### Directions for this task
Include in the output only the lines from the opening of the records through the line containing "Chart.register(...registerables);", each printed exactly; pictures are omitted.

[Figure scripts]
↓

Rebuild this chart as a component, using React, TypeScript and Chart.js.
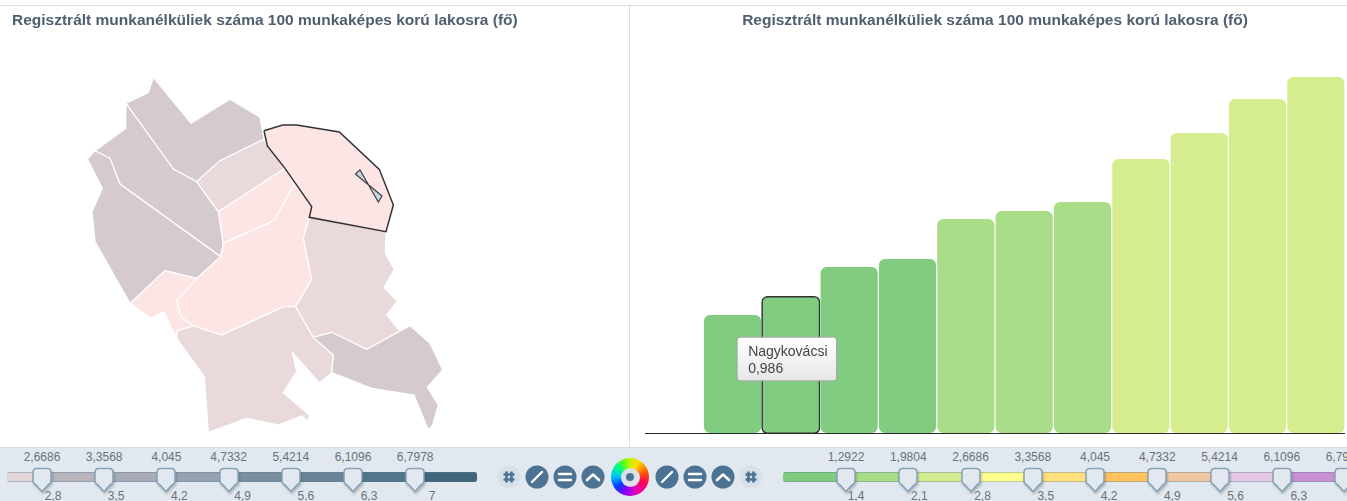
import React, { useEffect, useRef } from "react";
import { Chart, registerables, Tooltip } from "chart.js";

Chart.register(...registerables);

const chartTitle = "Regisztrált munkanélküliek száma 100 munkaképes korú lakosra (fő)";
const FONT = "'Liberation Sans', Arial, sans-serif";

// Bar chart data
const barCategories = ["", "Település 1", "Nagykovácsi", "Település 3", "Település 4", "Település 5", "Település 6", "Település 7", "Település 8", "Település 9", "Település 10", "Település 11"];
const barValues = [null, 0.855, 0.986, 1.203, 1.261, 1.551, 1.609, 1.674, 1.986, 2.174, 2.42, 2.58];
const barColors = ["#82cc82", "#82cc82", "#82cc82", "#82cc82", "#82cc82", "#a9dd87", "#a9dd87", "#a9dd87", "#d5ec8f", "#d5ec8f", "#d5ec8f", "#d5ec8f"];
const highlightedBar = 2;

// Map regions, in map units
const regionNorth = [[198,130],[265,98],[280,52],[393,190],[510,118],[600,172],[612,238],[480,302],[410,365],[340,327],[198,130]];
const regionNorthWest = [[198,130],[197,205],[105,272],[150,295],[180,372],[482,590],[490,550],[475,455],[410,365],[340,327],[198,130]];
const regionWest = [[105,272],[82,297],[127,385],[96,455],[105,545],[210,730],[315,632],[410,655],[482,590],[180,372],[150,295],[105,272]];
const regionInnerNorth = [[410,365],[480,302],[612,238],[622,258],[675,325],[475,455],[410,365]];
const regionInnerMid = [[475,455],[675,325],[703,372],[642,482],[490,550],[475,455]];
const regionCentral = [[490,550],[642,482],[703,372],[755,440],[748,472],[730,535],[755,658],[707,740],[672,740],[485,825],[400,798],[362,770],[350,722],[410,655],[482,590],[490,550]];
const regionSouthWest = [[210,730],[315,632],[410,655],[350,722],[362,770],[400,798],[352,812],[345,828],[312,755],[272,775],[210,730]];
const regionSouth = [[352,812],[400,798],[485,825],[672,740],[707,740],[760,832],[820,885],[815,938],[778,968],[697,878],[710,935],[670,998],[748,1065],[745,1085],[725,1068],[655,1095],[560,1075],[445,1117],[433,950],[350,835],[352,812]];
const regionEast = [[748,472],[978,515],[976,580],[1003,628],[972,682],[1012,723],[980,765],[1020,813],[920,868],[815,817],[760,832],[707,740],[755,658],[730,535],[748,472]];
const regionSouthEast = [[760,832],[815,817],[920,868],[1050,797],[1110,850],[1148,930],[1102,982],[1135,1035],[1118,1095],[1105,1110],[1062,1005],[935,985],[815,938],[820,885],[760,832]];
const regionHighlighted = [[612,212],[668,195],[710,195],[838,216],[958,328],[1000,435],[978,515],[748,472],[755,440],[675,325],[622,258],[612,212]];
const regionEnclave = [[886,342],[900,330],[955,426],[966,408],[886,342]];

const DARK = "#d5cbcf";
const MID = "#ead9db";
const LIGHT = "#fde5e5";

const mapLayers: [number[][], string][] = [
  [regionNorth, DARK], [regionNorthWest, DARK], [regionWest, DARK],
  [regionInnerNorth, MID], [regionInnerMid, LIGHT], [regionCentral, LIGHT],
  [regionSouthWest, LIGHT], [regionSouth, MID], [regionEast, MID], [regionSouthEast, DARK],
];

// Slider labels
const leftTopLabels = ["2,6686", "3,3568", "4,045", "4,7332", "5,4214", "6,1096", "6,7978"];
const leftBottomLabels = ["2,8", "3,5", "4,2", "4,9", "5,6", "6,3", "7"];
const leftBands = ["#e2d6d8", "#b9b3bc", "#a9abb6", "#98a2ae", "#7b8ea0", "#6a8395", "#527689", "#3f667b"];
const rightTopLabels = ["1,2922", "1,9804", "2,6686", "3,3568", "4,045", "4,7332", "5,4214", "6,1096", "6,7978"];
const rightBottomLabels = ["1,4", "2,1", "2,8", "3,5", "4,2", "4,9", "5,6", "6,3"];
const rightBands = ["#7fcb80", "#a9dc87", "#d4ec90", "#ffff90", "#ffe07a", "#ffc25c", "#f0c8a0", "#e6c8e4", "#c990d2", "#c990d2"];

(Tooltip.positioners as any).fixedBox = function (items: any[]) {
  if (!items.length) return false;
  return { x: items[0].element.x - 4, y: 353 };
};

const titleOptions = (align: "start" | "center") => ({
  display: true,
  text: chartTitle,
  align,
  color: "#4f5f70",
  font: { family: FONT, size: 15.5, weight: "bold" as const },
  padding: { top: 5.2, bottom: 0 },
});

function MapChart() {
  const ref = useRef<HTMLCanvasElement>(null);
  useEffect(() => {
    const datasets: any[] = mapLayers.map(([poly, color], i) => ({
      data: poly.map(([x, y]) => ({ x, y })),
      showLine: true, fill: "shape", backgroundColor: color,
      borderColor: "#ffffff", borderWidth: 1.2, pointRadius: 0, tension: 0, order: 100 - i,
    }));
    datasets.push({
      data: regionHighlighted.map(([x, y]) => ({ x, y })),
      showLine: true, fill: "shape", backgroundColor: LIGHT,
      borderColor: "#333333", borderWidth: 1.5, pointRadius: 0, tension: 0, order: 2,
    });
    datasets.push({
      data: regionEnclave.map(([x, y]) => ({ x, y })),
      showLine: true, fill: "shape", backgroundColor: "#c5d8e2",
      borderColor: "#444444", borderWidth: 1.2, pointRadius: 0, tension: 0, order: 1,
    });
    const chart = new Chart(ref.current!, {
      type: "scatter",
      data: { datasets },
      options: {
        animation: false, responsive: false, events: [],
        layout: { padding: { left: 12, right: 0, top: 0, bottom: 4 } },
        plugins: { legend: { display: false }, tooltip: { enabled: false }, title: titleOptions("start") },
        scales: {
          x: { type: "linear", display: false, min: -144, max: 1707 },
          y: { type: "linear", display: false, reverse: true, min: -90.6, max: 1149 },
        },
      },
    } as any);
    return () => chart.destroy();
  }, []);
  return <canvas ref={ref} width={629} height={441} style={{ position: "absolute", left: 0, top: 6, width: 629, height: 441 }} />;
}

function BarChart() {
  const ref = useRef<HTMLCanvasElement>(null);
  useEffect(() => {
    const chart = new Chart(ref.current!, {
      type: "bar",
      data: {
        labels: barCategories,
        datasets: [{
          data: barValues,
          backgroundColor: barColors,
          borderColor: barCategories.map((_, i) => (i === highlightedBar ? "#333333" : "rgba(0,0,0,0)")),
          borderWidth: barCategories.map((_, i) => (i === highlightedBar ? 1.6 : 0)),
          inflateAmount: barCategories.map((_, i) => (i === highlightedBar ? 1 : 0)),
          borderRadius: 6,
          borderSkipped: false,
          barPercentage: 0.98,
          categoryPercentage: 1,
        }],
      },
      options: {
        animation: false, responsive: false, events: [],
        layout: { padding: { left: 0, right: 0, top: 0, bottom: 14 } },
        plugins: {
          legend: { display: false },
          title: titleOptions("center"),
          tooltip: {
            enabled: true,
            animation: false,
            position: "fixedBox",
            xAlign: "center",
            yAlign: "center",
            caretSize: 0,
            caretPadding: 0,
            displayColors: false,
            cornerRadius: 3,
            borderColor: "#a8a8a8",
            borderWidth: 1,
            padding: { left: 11, right: 9, top: 6.5, bottom: 3.5 },
            titleColor: "#444444",
            bodyColor: "#444444",
            titleFont: { family: FONT, size: 14, weight: "normal" },
            bodyFont: { family: FONT, size: 14, weight: "normal" },
            titleMarginBottom: 0,
            bodySpacing: 0,
            backgroundColor: (ctx: any) => {
              const g = ctx.chart.ctx.createLinearGradient(0, 332, 0, 376);
              g.addColorStop(0, "#ffffff");
              g.addColorStop(1, "#e6e6e6");
              return g;
            },
            callbacks: {
              title: (items: any[]) => items[0].label,
              label: (item: any) => String(item.parsed.y).replace(".", ","),
            },
          },
        },
        scales: {
          x: {
            display: true,
            grid: { display: false, drawTicks: false },
            border: { display: true, color: "#2b2b2b", width: 1 },
            ticks: { display: false },
          },
          y: { display: false, min: 0, max: 2.922 },
        },
      },
    } as any);
    chart.tooltip!.setActiveElements([{ datasetIndex: 0, index: highlightedBar }], { x: 0, y: 0 });
    chart.render();
    return () => chart.destroy();
  }, []);
  return <canvas ref={ref} width={700} height={441} style={{ position: "absolute", left: 645, top: 6, width: 700, height: 441 }} />;
}

const labelStyle: React.CSSProperties = {
  position: "absolute", width: 60, textAlign: "center", fontFamily: FONT, fontSize: 12,
  lineHeight: "14px", color: "#68727c", whiteSpace: "nowrap",
};

function Handle({ x }: { x: number }) {
  return (
    <svg width={24} height={28} style={{ position: "absolute", left: x - 12, top: 466, overflow: "visible", filter: "drop-shadow(1px 2px 1px rgba(60,70,80,0.3))" }}>
      <path d="M7 2.5 H17 Q21 2.5 21 6.5 V14.5 Q21 17.5 18.5 18.5 L12 25.5 L5.5 18.5 Q3 17.5 3 14.5 V6.5 Q3 2.5 7 2.5 Z" fill="#e2e8ef" stroke="#86a2b8" strokeWidth={1.5} />
    </svg>
  );
}

function Slider({ left, right, first, step, bands, top, bottom, offset }: { left: number; right: number; first: number; step: number; bands: string[]; top: string[]; bottom: string[]; offset: number }) {
  const stops = top.map((_, i) => first + i * step);
  const edges = [left, ...stops, right];
  return (
    <>
      <div style={{ position: "absolute", left, top: 472, width: right - left, height: 10, borderRadius: 3, overflow: "hidden", boxShadow: "inset 0 0 0 1px rgba(90,125,155,0.55)" }}>
        {edges.slice(0, -1).map((e, i) => (
          <div key={i} style={{ position: "absolute", left: e - left, top: 0, height: 10, width: edges[i + 1] - e, background: bands[i], boxShadow: "inset 0 1px 0 rgba(90,125,155,0.4), inset 0 -1px 0 rgba(90,125,155,0.4)" }} />
        ))}
      </div>
      {stops.map((s, i) => <Handle key={i} x={s} />)}
      {top.map((t, i) => <div key={i} style={{ ...labelStyle, left: stops[i] - 30, top: 450 }}>{t}</div>)}
      {bottom.map((t, i) => <div key={i} style={{ ...labelStyle, left: stops[i] - 30 + offset + i, top: 489 }}>{t}</div>)}
    </>
  );
}

const BLUE = "#4d7394";

function HashButton({ cx }: { cx: number }) {
  return (
    <g>
      <circle cx={cx} cy={477} r={11.5} fill="#d8e0e8" />
      <path d={`M${cx - 2.5} 471.5 V482.5 M${cx + 2.5} 471.5 V482.5 M${cx - 5.5} 474.5 H${cx + 5.5} M${cx - 5.5} 479.5 H${cx + 5.5}`} stroke={BLUE} strokeWidth={2.6} fill="none" />
    </g>
  );
}
function SlashButton({ cx }: { cx: number }) {
  return (
    <g>
      <circle cx={cx} cy={477} r={11.5} fill={BLUE} />
      <path d={`M${cx - 5} 482 L${cx + 5} 472`} stroke="#fff" strokeWidth={2.4} strokeLinecap="round" />
    </g>
  );
}
function EqualButton({ cx }: { cx: number }) {
  return (
    <g>
      <circle cx={cx} cy={477} r={11.5} fill={BLUE} />
      <path d={`M${cx - 6} 474 H${cx + 6} M${cx - 6} 480 H${cx + 6}`} stroke="#fff" strokeWidth={2.6} strokeLinecap="round" />
    </g>
  );
}
function CaretButton({ cx }: { cx: number }) {
  return (
    <g>
      <circle cx={cx} cy={477} r={11.5} fill={BLUE} />
      <path d={`M${cx - 6} 480 L${cx} 474.5 L${cx + 6} 480`} stroke="#fff" strokeWidth={2.6} strokeLinecap="round" strokeLinejoin="round" fill="none" />
    </g>
  );
}

export default function App() {
  return (
    <div style={{ position: "absolute", left: 0, top: 0, width: 1347, height: 501, overflow: "hidden", background: "#fff" }}>
      <div style={{ position: "absolute", left: 0, top: 5, width: 1347, height: 1, background: "#d7e1ea" }} />
      <div style={{ position: "absolute", left: 629, top: 6, width: 1, height: 441, background: "#d7e1ea" }} />
      <MapChart />
      <BarChart />
      <div style={{ position: "absolute", left: 0, top: 447, width: 1347, height: 54, background: "#e2e8ef", borderTop: "1px solid #d4dde6", boxSizing: "border-box" }} />
      <Slider left={7} right={477} first={42} step={62.2} bands={leftBands} top={leftTopLabels} bottom={leftBottomLabels} offset={11} />
      <Slider left={783} right={1380} first={846} step={62.25} bands={rightBands} top={rightTopLabels} bottom={rightBottomLabels} offset={10} />
      <svg width={1347} height={501} style={{ position: "absolute", left: 0, top: 0, pointerEvents: "none" }}>
        <HashButton cx={509} />
        <SlashButton cx={537} />
        <EqualButton cx={565} />
        <CaretButton cx={593} />
        <SlashButton cx={667} />
        <EqualButton cx={695} />
        <CaretButton cx={723} />
        <HashButton cx={751} />
      </svg>
      <div style={{ position: "absolute", left: 611, top: 458, width: 38, height: 38, borderRadius: "50%", background: "conic-gradient(#c8f000, #ffdd00 30deg, #ff6000 70deg, #ff0050 110deg, #e000c0 160deg, #8000ff 200deg, #0040ff 235deg, #00c0ff 270deg, #00ff80 310deg, #80ff00 345deg, #c8f000)" }} />
      <div style={{ position: "absolute", left: 620.5, top: 467.5, width: 19, height: 19, borderRadius: "50%", background: "#dde1e6" }} />
      <div style={{ position: "absolute", left: 626, top: 473, width: 8, height: 8, borderRadius: "50%", background: BLUE }} />
    </div>
  );
}
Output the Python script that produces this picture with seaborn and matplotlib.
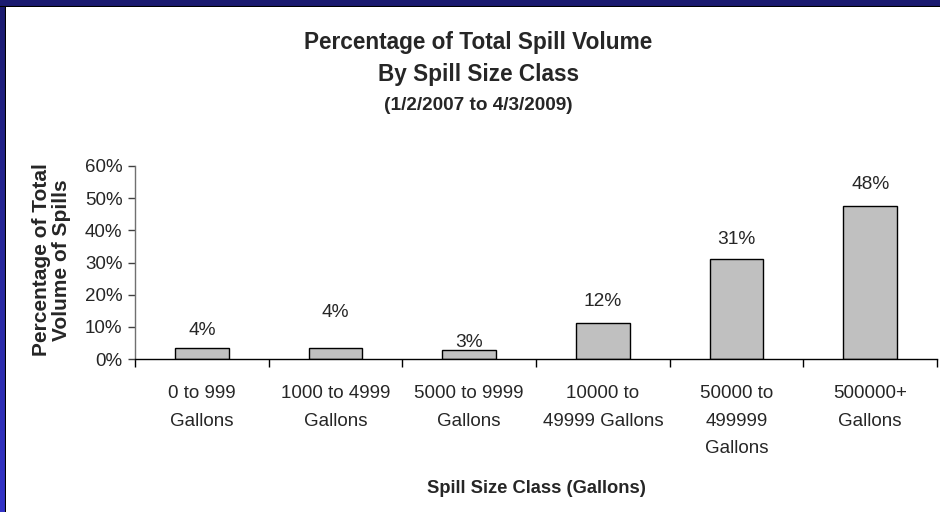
import numpy as np
import matplotlib
matplotlib.use("Agg")
import matplotlib.pyplot as plt
import seaborn as sns
from matplotlib.ticker import FuncFormatter, FixedLocator

categories = [
    "0 to 999\nGallons",
    "1000 to 4999\nGallons",
    "5000 to 9999\nGallons",
    "10000 to\n49999 Gallons",
    "50000 to\n499999\nGallons",
    "500000+\nGallons",
]
values = [3.4, 3.4, 2.7, 11.3, 31.0, 47.6]
value_labels = ["4%", "4%", "3%", "12%", "31%", "48%"]
label_offsets = [18, 36, 8, 21, 20, 21]  # pixels above bar top, as placed in the original

sns.set_style("white")
plt.rcParams["font.family"] = ["Liberation Sans", "DejaVu Sans"]

W, H = 940, 512
fig = plt.figure(figsize=(W / 100, H / 100), dpi=100)
fig.patch.set_facecolor("white")

# Frame: navy band on top, gradient band on the left
top_ax = fig.add_axes([0, 1 - 7 / H, 1, 7 / H])
top_ax.set_facecolor("#1b1b70")
top_ax.set_xticks([])
top_ax.set_yticks([])
for s in top_ax.spines.values():
    s.set_visible(False)
top_ax.axhline(0, color="black", lw=1.5)

left_ax = fig.add_axes([0, 0, 6 / W, 1 - 7 / H])
grad = np.linspace(0, 1, 256).reshape(-1, 1)
cmap = matplotlib.colors.LinearSegmentedColormap.from_list("edge", ["#3434c8", "#1b1b70"])
left_ax.imshow(grad, aspect="auto", cmap=cmap, origin="lower", extent=[0, 1, 0, 1])
left_ax.set_xticks([])
left_ax.set_yticks([])
for s in left_ax.spines.values():
    s.set_visible(False)
left_ax.axvline(1, color="black", lw=1.5)

ax = fig.add_axes([135 / W, 1 - 359 / H, (937 - 135) / W, (359 - 166) / H])
sns.barplot(x=categories, y=values, color="#c0c0c0", edgecolor="black",
            linewidth=1, width=0.4, saturation=1, ax=ax)

ax.set_xlim(-0.5, len(categories) - 0.5)
ax.set_ylim(0, 60)
ax.set_yticks(np.arange(0, 61, 10))
ax.yaxis.set_major_formatter(FuncFormatter(lambda v, _: f"{v:.0f}%"))
ax.tick_params(axis="y", left=True, length=5, width=1, color="#404040",
               labelsize=13.5, pad=4)

ax.set_xticks(range(len(categories)))
ax.set_xticklabels(categories, linespacing=1.8, va="top")
ax.xaxis.set_minor_locator(FixedLocator(np.arange(-0.5, len(categories), 1)))
ax.tick_params(axis="x", which="major", bottom=False, length=0, labelsize=13.5, pad=19)
ax.tick_params(axis="x", which="minor", bottom=True, length=6, width=1, color="black")

for side in ["top", "right"]:
    ax.spines[side].set_visible(False)
ax.spines["left"].set_color("#707070")
ax.spines["bottom"].set_color("black")
ax.spines["left"].set_linewidth(1)
ax.spines["bottom"].set_linewidth(1)

for i, (v, lab, off) in enumerate(zip(values, value_labels, label_offsets)):
    ax.annotate(lab, (i, v), xytext=(0, off), textcoords="offset pixels",
                ha="center", va="center", fontsize=13.8)

ax.set_xlabel("Spill Size Class (Gallons)", fontsize=13.2, fontweight="bold", labelpad=0)
ax.xaxis.set_label_coords(0.5, -(480 - 359) / (359 - 166))
ax.set_ylabel("Percentage of Total\nVolume of Spills", fontsize=15, fontweight="bold",
              linespacing=1.05)
ax.yaxis.set_label_coords(-(135 - 71) / (937 - 135), (359 - 260) / (359 - 166))

fig.text(478 / W, 1 - 42 / H, "Percentage of Total Spill Volume", ha="center",
         va="center", fontsize=16.3, fontweight="bold")
fig.text(478 / W, 1 - 75 / H, "By Spill Size Class", ha="center",
         va="center", fontsize=16.3, fontweight="bold")
fig.text(478 / W, 1 - 106 / H, "(1/2/2007 to 4/3/2009)", ha="center",
         va="center", fontsize=13.7, fontweight="bold")

fig.savefig("out.png", dpi=100)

↑

### Answer
Rebuild this chart as a component, using React, TypeScript and Chart.js.
import React, { useEffect, useRef } from "react";
import { Chart, registerables, Tooltip } from "chart.js";

Chart.register(...registerables);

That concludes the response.